“Do you kiss your mother with those lips?”
Many individuals have employed the arresting retort “do you kiss your mother with those lips” when faced with ribald, sexually inappropriate comments or otherwise offensive or insulting statements.
A variation of this expression should be developed for Michael Ignatieff in light of his new work (if one could generously stretch the term) entitled True Patriot Love: Four Generations in Search of Canada published by Viking Press. In light of this platitude-filled simplistic book and in light of Mr. Ignatieff’s only putative qualification for the Prime Ministership of Canada — namely his much vaunted career as an intellectual and an academic — the variation for Mr. Ignatieff should be: “Did you write your dissertation with that pen?”
To the portion of the public who do not hail from a political science academic background, Mr. Ignatieff’s stature in academia has perhaps been somewhat artificially inflated.
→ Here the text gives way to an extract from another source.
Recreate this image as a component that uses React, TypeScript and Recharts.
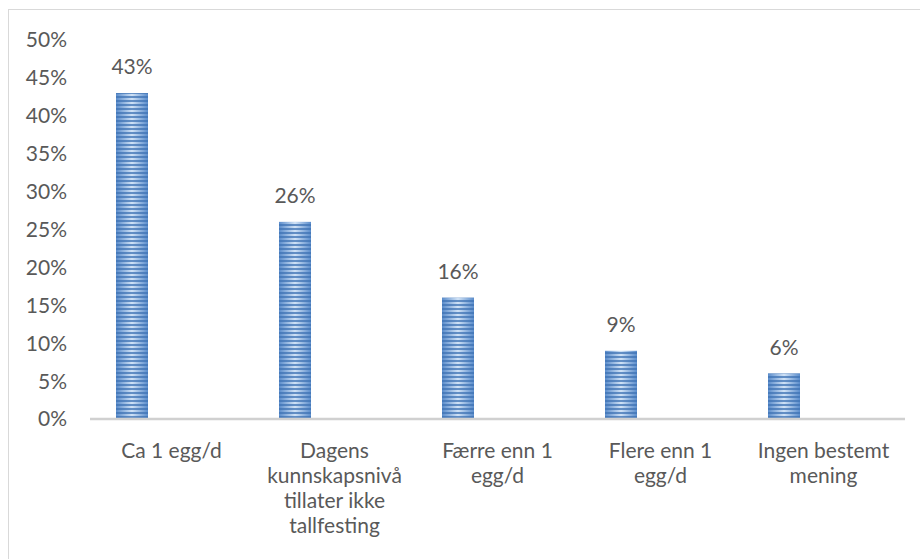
import React from "react";
import { BarChart, Bar, XAxis, YAxis, LabelList } from "recharts";

const categories = [
  "Ca 1 egg/d",
  "Dagens kunnskapsnivå tillater ikke tallfesting",
  "Færre enn 1 egg/d",
  "Flere enn 1 egg/d",
  "Ingen bestemt mening",
];
const categoryLines: string[][] = [
  ["Ca 1 egg/d"],
  ["Dagens", "kunnskapsnivå", "tillater ikke", "tallfesting"],
  ["Færre enn 1", "egg/d"],
  ["Flere enn 1", "egg/d"],
  ["Ingen bestemt", "mening"],
];
const values = [43, 26, 16, 9, 6];
const yTicks = [0, 5, 10, 15, 20, 25, 30, 35, 40, 45, 50];

const data = categories.map((c, i) => ({
  name: c,
  value: values[i],
  blank: null as number | null,
}));

const FONT = "Lato, 'Noto Sans', sans-serif";
const TEXT = "#595959";
const FS = 21;

const XTick = (props: any) => {
  const { x, y, payload } = props;
  const idx = categories.indexOf(payload.value);
  const lines = idx >= 0 ? categoryLines[idx] : [String(payload.value)];
  return (
    <text x={x} y={y} textAnchor="middle" fill={TEXT} fontSize={FS} fontFamily={FONT}>
      {lines.map((l, i) => (
        <tspan key={i} x={x} dy={i === 0 ? 39 : 25}>
          {l}
        </tspan>
      ))}
    </text>
  );
};

const StripedBar = (props: any) => {
  const { x, y, width, height } = props;
  if (!height || height <= 0) return null;
  return (
    <g>
      <rect x={x} y={y} width={width} height={height} fill="url(#barGrad)" />
      <rect x={x} y={y} width={width} height={height} fill="url(#stripes)" />
    </g>
  );
};

export default function App() {
  return (
    <div style={{ position: "relative", width: 920, height: 559, background: "#fff", overflow: "hidden" }}>
      <style>{`body{margin:0;overflow:hidden;}`}</style>
      <div
        style={{
          position: "absolute",
          left: 8,
          top: 9,
          right: -2,
          bottom: -2,
          borderTop: "1px solid #d9d9d9",
          borderLeft: "1px solid #d9d9d9",
        }}
      />
      <div style={{ position: "absolute", left: 0, top: 0 }}>
        <BarChart
          width={920}
          height={559}
          data={data}
          margin={{ top: 40, right: 15, bottom: 0, left: 30 }}
          barGap={48}
        >
          <defs>
            <linearGradient id="barGrad" x1="0" y1="0" x2="1" y2="0">
              <stop offset="0%" stopColor="#5a8ccb" />
              <stop offset="50%" stopColor="#d0e2f6" />
              <stop offset="100%" stopColor="#5a8ccb" />
            </linearGradient>
            <pattern id="stripes" patternUnits="userSpaceOnUse" width="8" height="4">
              <rect x="0" y="0" width="8" height="2" fill="#3f72b4" fillOpacity="0.75" />
            </pattern>
          </defs>
          <XAxis
            dataKey="name"
            interval={0}
            height={140}
            tickLine={false}
            tickSize={0}
            tickMargin={0}
            axisLine={{ stroke: "#d0d0d0", strokeWidth: 2.5 }}
            tick={<XTick />}
          />
          <YAxis
            width={60}
            domain={[0, 50]}
            ticks={yTicks}
            axisLine={false}
            tickLine={false}
            tickSize={0}
            tickMargin={23}
            tickFormatter={(v: number) => `${v}%`}
            tick={{ fill: TEXT, fontSize: FS, fontFamily: FONT }}
          />
          <Bar dataKey="value" barSize={32} isAnimationActive={false} shape={<StripedBar />}>
            <LabelList
              dataKey="value"
              position="top"
              offset={19}
              formatter={(v: number) => `${v}%`}
              style={{ fill: TEXT, fontSize: FS, fontFamily: FONT }}
            />
          </Bar>
          <Bar dataKey="blank" barSize={32} isAnimationActive={false} fill="transparent" />
        </BarChart>
      </div>
    </div>
  );
}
One can speculate as to why this is: maybe it is due to his years in the UK on the BBC or perhaps through his shrewd tailoring of academic publications for both academic and public consumption. But regardless of the merits of the arguments he made within academia or how intensely they have been critiqued by both the left and the right, Ignatieff was not too long ago a legitimate and serious academic.
For all its faults and much maligned “ivory tower” status, the one thing that is genuinely different and unique in academic political science discourse is that regardless of the position being argued, it cannot be argued merely on empty platitudes or trite, meaningless verbiage. Any academic who tried to publish such a piece in a peer-reviewed journal would find herself or himself laughed out the door and then not-so-subtly mocked behind his or her back. This is not to say that all of the arguments coming out of academia are either strong or convincing. Perish the thought! But the academic’s pen has always been considered, at least within academia, as too meaningful to sully with the kind of empty and meaningless soundbites that usually characterize the political discourse of camera-crazed politicians.
An excerpt from Fulford:
Enthusiastic flag-waving and empty generalizations, the daily bread of politics, apparently no longer bother Ignatieff. At one point, mentioning certain failures of Canadian life, he says: “Despite these challenges, or because of them, most of us [Canadians] are quietly but intensely patriotic.” How the hell can he know that? Did he do a poll? And if someone’s patriotism happens to be quiet, how can he know it’s also intense? He can’t, of course, and probably wouldn’t even try to defend that sentence if challenged in public.
A few pages later political enthusiasm carries him into the realm of ersatz poetry: “We [Canadians] are still a band of incorrigible romantics. We still believe in that imagined Canada, just beyond the horizon, which one day we could make our own.” Those lines are for reading to a willing mob of power-starved Liberals, desperate for a reason to leap to their feet in applause.
On this point all thinking individuals, be they of the more conservative persuasion like Fulford or be they on the left, can agree.